In einem offenen Brief an Frankfurts Oberbürgermeister (SPD) kritisierten die Organisatoren des Mietentscheids vor zwei Wochen Junkers Stellungnahmen als »wiederholte öffentliche Falschaussagen«. »Diese sollen wohl dazu dienen, das Bürgerbegehren Mietentscheid Frankfurt in Misskredit zu bringen«, heißt es in dem Brief.
Ein anderes Bürgerbegehren, das kürzlich in Frankfurt stattgefunden hat, zeigt, wie berechtigt solche Befürchtungen sein können. Der sogenannte Radentscheid hatte sich zum Ziel gesetzt, die Verkehrspolitik in der Stadt zugunsten des Fahrradverkehrs zu beeinflussen.

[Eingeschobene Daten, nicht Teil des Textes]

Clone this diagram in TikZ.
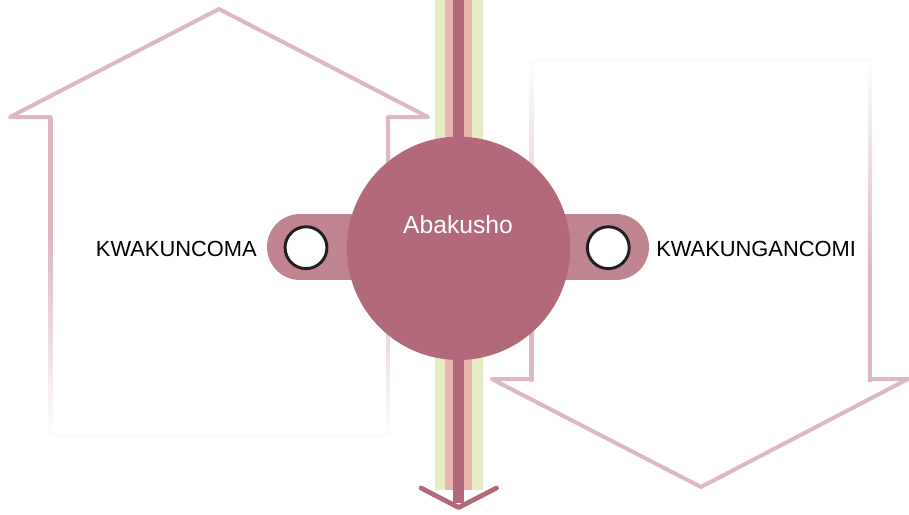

Auch dieser Entscheid wurde geprüft, über ein halbes Jahr lang. Er wurde dann wegen unzulässiger Formulierungen abgelehnt. Allerdings kam es dann doch noch anders: Um zu verhindern, dass die Initiatoren des Entscheids den Rechtsweg einschlagen, gingen der Verkehrsdezernent Klaus Oesterling (SPD) und Vertreter der Frankfurter Regierungsparteien Verhandlungen mit ihnen ein. Diese wurden kürzlich beendet. Die Organisatoren haben nach eigenen Angaben auf diesem Weg mehr erreicht, als sie ursprünglich im Radentscheid gefordert hatten.
Das alles hat Konsequenzen für den Mietentscheid. Sollte die Stadtverwaltung ihn wegen rechtlicher Mängel ablehnen, könnten die Organisatoren vor Gericht ziehen, um ihre Forderungen prüfen zu lassen. Sollte der Entscheid als zulässig anerkannt und von der Stadtverordnetenversammlung abgelehnt werden, käme es zu einer Bürgerbefragung. Sie fiele einer repräsentativen Umfrage des Meinungsforschungsinstituts Civey zufolge eindeutig aus. 63 Prozent der Befragten unterstützen die Forderungen, 13 Prozent sind unentschlossen, nur 24 Prozent lehnen sie ab.
Der Magistrat, der von CDU, SPD und Grünen gestellt wird, bemüht sich beim Thema Wohnen um Aufstockung, Nachverdichtung und marktkonforme Maßnahmen. So hat er mit dem privaten Konzern Deutsche Wohnen AG, der kürzlich 22 Häuser in Frankfurt gekauft hat, ausgehandelt, dass nach Modernisierungsmaßnahmen die Bruttowarmmiete 30 Prozent des Einkommens der Mieter nicht überschreiten darf. Ein ähnliches Modell will die Deutsche Wohnen sich auch selbst auferlegen. Seit dem 1. Juli soll bei allen Erhöhungen, nicht nur nach Modernisierungen, die Miete 30 Prozent des Nettoeinkommens des Mieters nicht mehr übersteigen. Fraglich bleibt, wie genau der Konzern diese Selbstverpflichtung nehmen wird.